Bedeninle olduğun yerdesindir, lakin ruhun gurbettedir. Gurbet garipliktir, kimsesizliktir ve gönlün ile bedenin birbirinden uzak kalmasıdır. Gönül, kendini, kendi varlığına ait olmayanlarla avutmaz. Gönlün kendi varlığını ne zaman ve nerede özleyip üzüleceği belli olmaz.
Bedenimizle yaşadığımız ve kendimizi kaptırdığımız bu âleme gönül aynı arzu da olmadığından bunalır, sıkılır ve huzursuz olur. Gün olur kendine fısıldar; her şeyin var olduğunu zannettiğimiz bir anda, bir yerlerde eksik olan bir şeylerin inancı bizleri meşgul eder. Bizler eksik olanın ne olduğunu anlamayız ve gönlümüzün bu eksiklikten kaynaklanan sıkıntısına da bir türlü çare bulamayız. O sırada gönlümüz ile bedenimiz arasında gurbet başlamıştır. Bizim istediklerimiz ve mutlu olduklarımızla gönlümüzün üzgünlüğü çok uzaktır, bunu bilemeyiz.

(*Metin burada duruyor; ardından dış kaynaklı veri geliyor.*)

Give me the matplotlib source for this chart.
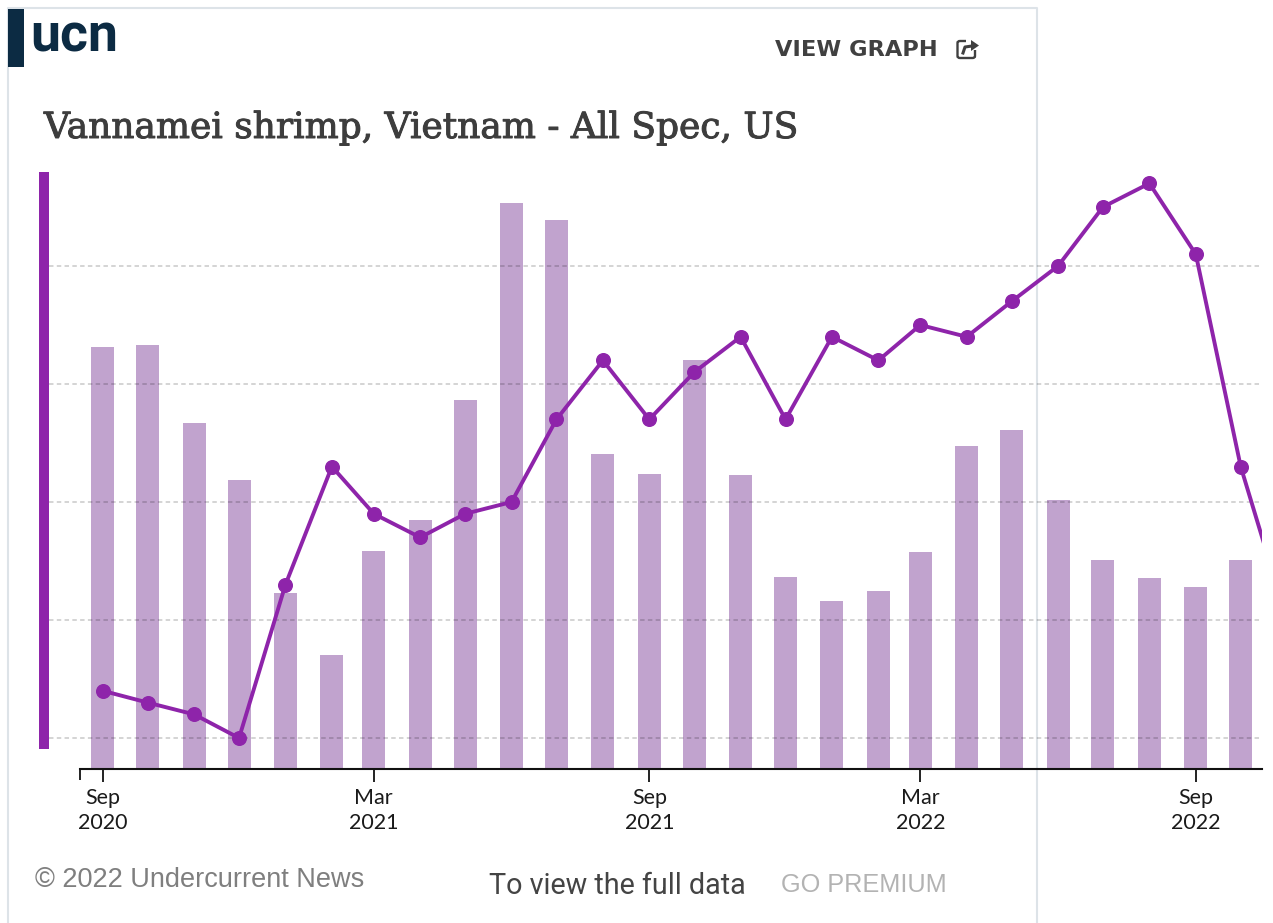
import matplotlib
matplotlib.use("Agg")
import matplotlib.dates as mdates
import matplotlib.patheffects as pe
import matplotlib.pyplot as plt
import pandas as pd
from matplotlib.lines import Line2D
from matplotlib.patches import FancyBboxPatch, Polygon, Rectangle

W, H = 1273, 923
PURPLE = "#8e24aa"
BAR_COLOR = "#c1a3ce"
NAVY = "#0c2b43"

months = pd.date_range("2020-09-01", "2022-11-01", freq="MS")
bar_values = [3.58, 3.59, 2.93, 2.45, 1.49, 0.97, 1.85, 2.11, 3.13, 4.80, 4.65, 2.67, 2.50,
              3.47, 2.49, 1.63, 1.42, 1.51, 1.84, 2.74, 2.87, 2.28, 1.77, 1.62, 1.54, 1.77]
line_values = [0.4, 0.3, 0.2, 0.0, 1.3, 2.3, 1.9, 1.7, 1.9, 2.0, 2.7, 3.2, 2.7, 3.1,
               3.4, 2.7, 3.4, 3.2, 3.5, 3.4, 3.7, 4.0, 4.5, 4.7, 4.1, 2.3, 1.0]
tick_dates = pd.to_datetime(["2020-09-01", "2021-03-01", "2021-09-01", "2022-03-01", "2022-09-01"])
tick_labels = ["Sep\n2020", "Mar\n2021", "Sep\n2021", "Mar\n2022", "Sep\n2022"]
grid_levels = [0, 1, 2, 3, 4]


def fx(px):
    return px / W


def fy(py):
    return 1 - py / H


def add_text(fig, px, py, s, **kw):
    kw.setdefault("va", "center")
    return fig.text(fx(px), fy(py), s, **kw)


fig = plt.figure(figsize=(W / 100, H / 100), dpi=100, facecolor="white")

# card outline and logo
fig.add_artist(Line2D([fx(8), fx(8), fx(1036.5), fx(1036.5)], [0, fy(8), fy(8), 0],
                      color="#dde3e8", lw=1.5, zorder=-1))
fig.add_artist(Rectangle((fx(8), fy(67)), 16 / W, 58 / H, color=NAVY, lw=0))
add_text(fig, 30.5, 52, "ucn", va="baseline", family="Roboto", weight="bold", fontsize=38.5, color=NAVY)

add_text(fig, 775, 49.5, "VIEW GRAPH", family="DejaVu Sans", weight="bold", fontsize=16.2, color="#404040")
fig.add_artist(FancyBboxPatch((fx(957.5), fy(58)), 17.5 / W, 17 / H, boxstyle="round,pad=0,rounding_size=0.002",
                              fc="none", ec="#404040", lw=1.7))
fig.add_artist(Rectangle((fx(966), fy(50)), 12 / W, 12 / H, color="white", lw=0))
fig.add_artist(Line2D([fx(963), fx(965), fx(972)], [fy(53), fy(47), fy(46)], color="#404040", lw=2.2))
fig.add_artist(Polygon([(fx(971), fy(40)), (fx(979), fy(45.5)), (fx(971), fy(51))], color="#404040", lw=0))

title = add_text(fig, 44, 128, "Vannamei shrimp, Vietnam - All Spec, US", family="DejaVu Serif",
                 fontsize=25.9, color="#3d3d3d")
title.set_path_effects([pe.withStroke(linewidth=0.7, foreground="#3d3d3d")])

ax = fig.add_axes([fx(49), fy(769), (1262 - 49) / W, (769 - 172) / H])
ax.patch.set_alpha(0)
fig.add_artist(Rectangle((fx(39), fy(749)), 10 / W, 577 / H, color=PURPLE, lw=0))

start = mdates.date2num(months[0])
px_per_day = 1093 / 730
ax.set_xlim(start - 53.8 / px_per_day, start + 1159.2 / px_per_day)
ax.set_ylim(0, 597 / 118)

# price line has its own scale, grid lines follow it
ax2 = ax.twinx()
ax2.set_ylim(-31 / 118, 566 / 118)
ax2.patch.set_alpha(0)

ax.bar(months[:len(bar_values)], bar_values, width=23 / px_per_day, color=BAR_COLOR, lw=0, zorder=2)
for lvl in grid_levels:
    ax.axhline(lvl + 31 / 118, color="black", alpha=0.17, lw=1.4, ls=(0, (2.3, 1.7)), zorder=3)
ax2.plot(months, line_values, color=PURPLE, lw=2.8, marker="o", ms=9.8, zorder=3)

for side in ["top", "left", "right"]:
    ax.spines[side].set_visible(False)
    ax2.spines[side].set_visible(False)
ax2.spines["bottom"].set_visible(False)
ax.spines["bottom"].set_bounds(start - 23 / px_per_day, start + 1159.2 / px_per_day)
ax.spines["bottom"].set_linewidth(1.5)
ax.spines["bottom"].set_color("#111111")
ax.set_yticks([])
ax2.set_yticks([])

ax.set_xticks(mdates.date2num(tick_dates))
ax.set_xticklabels(tick_labels, family="Lato", fontsize=15.5, color="#1a1a1a", linespacing=1.3)
ax.tick_params(axis="x", length=9.5, width=1.3, color="#111111", pad=4)
ax.set_xticks([start - 23 / px_per_day], minor=True)
ax.tick_params(axis="x", which="minor", length=8, width=1.3, color="#111111")

add_text(fig, 35, 880, "\u00a9 2022 Undercurrent News", family="Liberation Sans", fontsize=19.5, color="#7f7f7f")
add_text(fig, 489, 886, "To view the full data", family="Roboto", fontsize=20.7, color="#444444")
add_text(fig, 781, 885, "GO PREMIUM", family="Liberation Sans", fontsize=18.2, color="#b3b3b3")

fig.savefig("out.png", dpi=100)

Bu gönül üzgünlüğüne bizi gark eden; özümüzü unutmaktandır. Geliş ve dönüş yolculuğunda takılıp kaldığımız ışıltılara gönlümüz bir defa bile bakmamıştır. Bedenimiz dünya renklerine dalıp ışıltılarda kaybolurken gönlümüz manevi ışıltılarda kaybolmak istemektedir. İnsanlar tam olarak bu iki yolda itidal sağlayamadığından ya bedeni yâda gönlü birbirine denk düşürememektedir. İtidal yolda gidebilmek ve insanın kendi bedeni ile gönlündeki gurbeti bitirebilmek için insanın kendisine yolculuk yapması gerekmektedir. Yaşadığımız dünyayı az ötede bırakıp içimizde barındırdığımız dünyaya kulak kabarttığımız da aslında gönlümüz ile bedenimizin gurbeti son bulacaktır.